*Por Talita Guimarães
Ao entrar naquele consultório médico a primeira coisa que me chamou a atenção foi a janela à minha frente. A armação de alumínio com duas folhas de vidro de correr estava emparedada por fora. Sim, construíram uma parede de alvenaria colada ao prédio pelo lado externo, tapando a vista que aquela janela tivera um dia para oferecer.
Embora taciturna, quase ofertei um sorriso para o símbolo absolutamente apropriado, contido naquele lugar destinado para minhas incursões iniciais pelo universo da psicoterapia.
É que ao chegar ali em um estado de plena desmotivação, sentia meus olhos, outrora janelas pessoais que costumeiramente direcionavam olhares ternos para as paisagens ao redor, emparedados por tijolos de angústias, desesperanças e decepções. Àquela altura da vida, para onde quer eu que lançasse meu olhar, só daria de cara com muralhas impostas pelas crueldades do mundo à minha volta. Tão incompreensíveis quanto a parede construída no posto de saúde.
Curiosamente, cada sessão acontecia em uma sala diferente, que tinha em comum com a anterior a janela com paisagem de tijolos. À medida que a terapia avançava, olhava com acurado interesse para as modificações que se apresentavam. Por uma segunda janela entrava mais luz solar que pela primeira, totalmente lacrada. Mais adiante, uma terceira sala ostentava uma fina cortina com motivos infantis sob a janela de tijolos aparentes.
Por dentro, meus olhos seguiam desfocados, contudo não o suficiente para deixar de reparar nas mudanças de paisagem interior.
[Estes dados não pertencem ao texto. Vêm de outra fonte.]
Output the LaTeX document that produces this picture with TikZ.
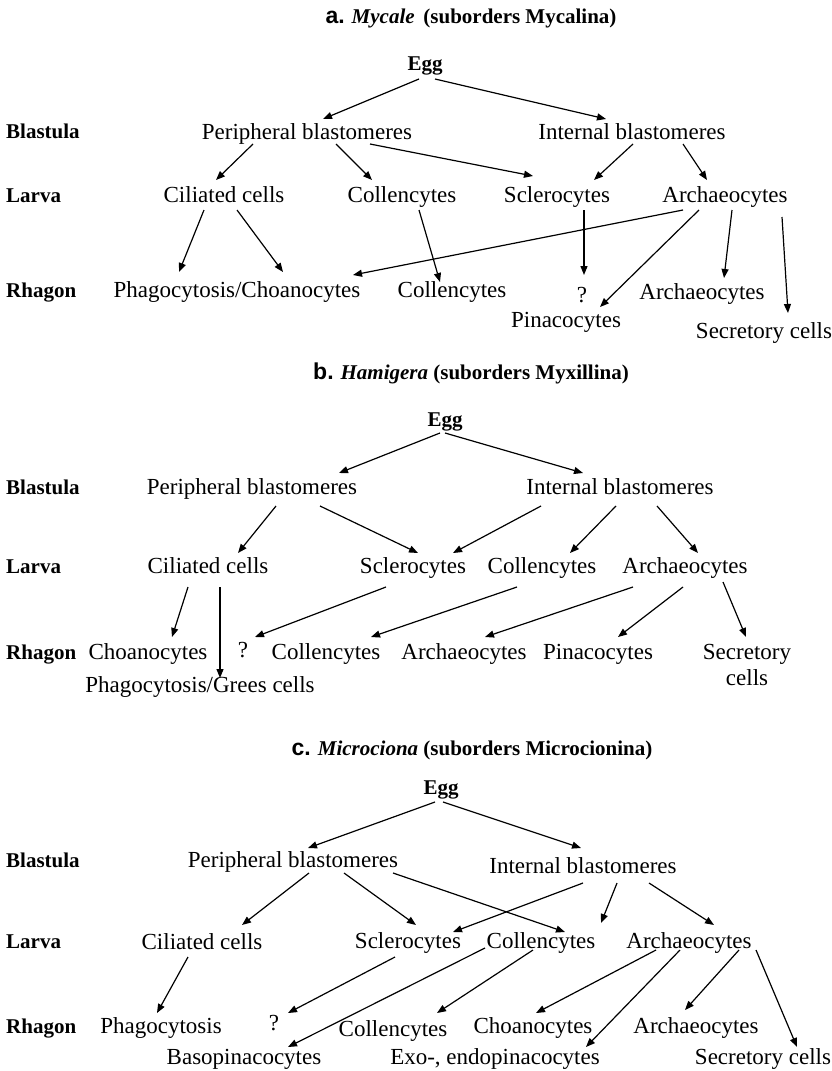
\documentclass[tikz,border=0pt]{standalone}
\usepackage{fontspec}
\setmainfont{Liberation Serif}
\newfontfamily\sansbf{Liberation Sans}[BoldFont={Liberation Sans Bold}]
\usetikzlibrary{arrows.meta,calc}
\begin{document}
\begin{tikzpicture}[x=1pt,y=-1pt,
  tx/.style={anchor=base,inner sep=0pt,font=\fontsize{23}{26}\selectfont},
  lb/.style={anchor=base west,inner sep=0pt,font=\fontsize{21}{24}\selectfont\bfseries},
  eg/.style={anchor=base,inner sep=0pt,font=\fontsize{21}{24}\selectfont\bfseries},
  ttl/.style={anchor=base,inner sep=0pt,font=\fontsize{21}{24}\selectfont\bfseries},
  arr/.style={-{Triangle[length=9pt,width=7pt]},line width=1.2pt}]
\useasboundingbox (0,0) rectangle (832,1071);
\newcommand\tl[1]{{\sansbf\bfseries\fontsize{23}{24}\selectfont #1.}}
% ---------------- panel a
\node[ttl] (ta) at (471,23) {\tl{a} \textit{Mycale}\, (suborders Mycalina)};
\node[eg] (ea) at (425,70) {Egg};
\node[lb] (bla) at (6,138) {Blastula};
\node[lb] (lla) at (6,202) {Larva};
\node[lb] (rla) at (6,297) {Rhagon};
\node[tx] (pa) at (307,139) {Peripheral blastomeres};
\node[tx] (ia) at (632,139) {Internal blastomeres};
\node[tx] (ca1) at (224,202) {Ciliated cells};
\node[tx] (co1) at (402,202) {Collencytes};
\node[tx] (sc1) at (557,202) {Sclerocytes};
\node[tx] (ar1) at (725,202) {Archaeocytes};
\node[tx] (ph1) at (237,297) {Phagocytosis/Choanocytes};
\node[tx] (cr1) at (452,297) {Collencytes};
\node[tx] (q1) at (582,302) {?};
\node[tx] (pi1) at (566,327) {Pinacocytes};
\node[tx] (ar2) at (702,299) {Archaeocytes};
\node[tx] (se1) at (764,338) {Secretory cells};
\draw[arr] ($(ea.base)+(-6,9)$) -- ($(pa.base)+(16,-20)$);
\draw[arr] ($(ea.base)+(10,9)$) -- ($(ia.base)+(-26,-20)$);
\draw[arr] ($(pa.base)+(-54,5)$) -- ($(ca1.base)+(-8,-22)$);
\draw[arr] ($(pa.base)+(29,5)$) -- ($(co1.base)+(-30,-22)$);
\draw[arr] ($(pa.base)+(63,5)$) -- ($(sc1.base)+(-24,-26)$);
\draw[arr] ($(ia.base)+(1,5)$) -- ($(sc1.base)+(37,-22)$);
\draw[arr] ($(ia.base)+(51,5)$) -- ($(ar1.base)+(-18,-22)$);
\draw[arr] ($(ca1.base)+(-20,8)$) -- ($(ph1.base)+(-58,-25)$);
\draw[arr] ($(ca1.base)+(13,8)$) -- ($(ph1.base)+(46,-25)$);
\draw[arr] ($(co1.base)+(17,8)$) -- ($(cr1.base)+(-12,-15)$);
\draw[arr] ($(ar1.base)+(-42,8)$) -- ($(ph1.base)+(116,-22)$);
\draw[arr] ($(sc1.base)+(27,8)$) -- ($(q1.base)+(2,-27)$);
\draw[arr] ($(ar1.base)+(-26,8)$) -- ($(pi1.base)+(34,-20)$);
\draw[arr] ($(ar1.base)+(7,8)$) -- ($(ar2.base)+(22,-21)$);
\draw[arr] ($(ar1.base)+(57,15)$) -- ($(se1.base)+(24,-25)$);
% ---------------- panel b
\node[ttl] (tb) at (471,379) {\tl{b} \textit{Hamigera} (suborders Myxillina)};
\node[eg] (eb) at (445,426) {Egg};
\node[lb] (blb) at (6,494) {Blastula};
\node[lb] (llb) at (6,573) {Larva};
\node[lb] (rlb) at (6,659) {Rhagon};
\node[tx] (pb) at (252,494) {Peripheral blastomeres};
\node[tx] (ib) at (620,494) {Internal blastomeres};
\node[tx] (cb1) at (208,573) {Ciliated cells};
\node[tx] (sb1) at (413,573) {Sclerocytes};
\node[tx] (ob1) at (542,573) {Collencytes};
\node[tx] (ab1) at (685,573) {Archaeocytes};
\node[tx] (chb) at (148,659) {Choanocytes};
\node[tx] (qb) at (243,657) {?};
\node[tx] (crb) at (326,659) {Collencytes};
\node[tx] (arb) at (464,659) {Archaeocytes};
\node[tx] (pib) at (598,659) {Pinacocytes};
\node[tx] (seb) at (747,659) {\begin{tabular}[t]{@{}c@{}}Secretory\\cells\end{tabular}};
\node[tx] (phb) at (200,692) {Phagocytosis/Grees cells};
\draw[arr] ($(eb.base)+(-5,7)$) -- ($(pb.base)+(87,-21)$);
\draw[arr] ($(eb.base)+(0,7)$) -- ($(ib.base)+(-37,-21)$);
\draw[arr] ($(pb.base)+(24,12)$) -- ($(cb1.base)+(30,-20)$);
\draw[arr] ($(pb.base)+(68,12)$) -- ($(sb1.base)+(5,-20)$);
\draw[arr] ($(ib.base)+(-79,12)$) -- ($(sb1.base)+(40,-20)$);
\draw[arr] ($(ib.base)+(-4,12)$) -- ($(ob1.base)+(28,-20)$);
\draw[arr] ($(ib.base)+(37,12)$) -- ($(ab1.base)+(13,-20)$);
\draw[arr] ($(cb1.base)+(-20,14)$) -- ($(chb.base)+(24,-22)$);
\draw[arr] ($(cb1.base)+(12,14)$) -- ($(phb.base)+(20,-14)$);
\draw[arr] ($(sb1.base)+(-27,14)$) -- ($(qb.base)+(12,-20)$);
\draw[arr] ($(ob1.base)+(-25,14)$) -- ($(crb.base)+(45,-22)$);
\draw[arr] ($(ab1.base)+(-52,14)$) -- ($(arb.base)+(21,-22)$);
\draw[arr] ($(ab1.base)+(-2,14)$) -- ($(pib.base)+(20,-22)$);
\draw[arr] ($(ab1.base)+(38,9)$) -- ($(seb.base)+(-1,-22)$);
% ---------------- panel c
\node[ttl] (tc) at (472,755) {\tl{c} \textit{Microciona} (suborders Microcionina)};
\node[eg] (ec) at (441,794) {Egg};
\node[lb] (blc) at (6,867) {Blastula};
\node[lb] (llc) at (6,948) {Larva};
\node[lb] (rlc) at (6,1033) {Rhagon};
\node[tx] (pc) at (293,867) {Peripheral blastomeres};
\node[tx] (ic) at (583,873) {Internal blastomeres};
\node[tx] (cc1) at (202,949) {Ciliated cells};
\node[tx] (scc) at (408,948) {Sclerocytes};
\node[tx] (oc1) at (541,948) {Collencytes};
\node[tx] (ac1) at (689,948) {Archaeocytes};
\node[tx] (phc) at (161,1033) {Phagocytosis};
\node[tx] (qc) at (274,1030) {?};
\node[tx] (crc) at (393,1036) {Collencytes};
\node[tx] (chc) at (533,1033) {Choanocytes};
\node[tx] (arc) at (696,1033) {Archaeocytes};
\node[tx] (bac) at (244,1064) {Basopinacocytes};
\node[tx] (exc) at (495,1064) {Exo-, endopinacocytes};
\node[tx] (sec) at (763,1064) {Secretory cells};
\draw[arr] ($(ec.base)+(-6,8)$) -- ($(pc.base)+(15,-19)$);
\draw[arr] ($(ec.base)+(2,8)$) -- ($(ic.base)+(-2,-25)$);
\draw[arr] ($(pc.base)+(16,6)$) -- ($(cc1.base)+(40,-24)$);
\draw[arr] ($(pc.base)+(51,6)$) -- ($(scc.base)+(8,-23)$);
\draw[arr] ($(pc.base)+(100,6)$) -- ($(oc1.base)+(24,-16)$);
\draw[arr] ($(ic.base)+(0,10)$) -- ($(scc.base)+(45,-16)$);
\draw[arr] ($(ic.base)+(34,10)$) -- ($(oc1.base)+(60,-25)$);
\draw[arr] ($(ic.base)+(66,10)$) -- ($(ac1.base)+(25,-23)$);
\draw[arr] ($(cc1.base)+(-14,8)$) -- ($(phc.base)+(-4,-20)$);
\draw[arr] ($(scc.base)+(-13,9)$) -- ($(qc.base)+(14,-17)$);
\draw[arr] ($(oc1.base)+(-56,0)$) -- ($(bac.base)+(44,-17)$);
\draw[arr] ($(oc1.base)+(-8,2)$) -- ($(crc.base)+(44,-23)$);
\draw[arr] ($(ac1.base)+(-33,2)$) -- ($(chc.base)+(3,-20)$);
\draw[arr] ($(ac1.base)+(-9,2)$) -- ($(exc.base)+(91,-17)$);
\draw[arr] ($(ac1.base)+(50,2)$) -- ($(arc.base)+(-11,-23)$);
\draw[arr] ($(ac1.base)+(67,2)$) -- ($(sec.base)+(34,-17)$);
\end{tikzpicture}
\end{document}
Aos poucos, os tijolos inseparáveis vão se afastando, como no livro da J.K. Rowling quando Rúbeo Hagrid acessa o portal para o Beco Diagonal pela primeira vez na frente do pequeno Harry Potter.
Após descobrir a senha para desfazer a parede de tijolos erguida em nosso caminho repentinamente, o que se descortina a frente é um mundo possível, com todas as suas nuances boas e ruins, becos e vielas por onde ainda não andamos ou temos receio de andar.
A diferença é que aprendemos a olhar onde estamos sem tentar adivinhar o que encontraremos, mentalizando apenas o que queremos e precisamos com toda a honestidade de nosso coração até que a vida, como nos livros, nos revele portas como a da Sala Precisa, cuja aparição providencial para nos suprir com o que precisamos para solucionar nossos problemas só depende da nossa disposição em desejar resolvê-los.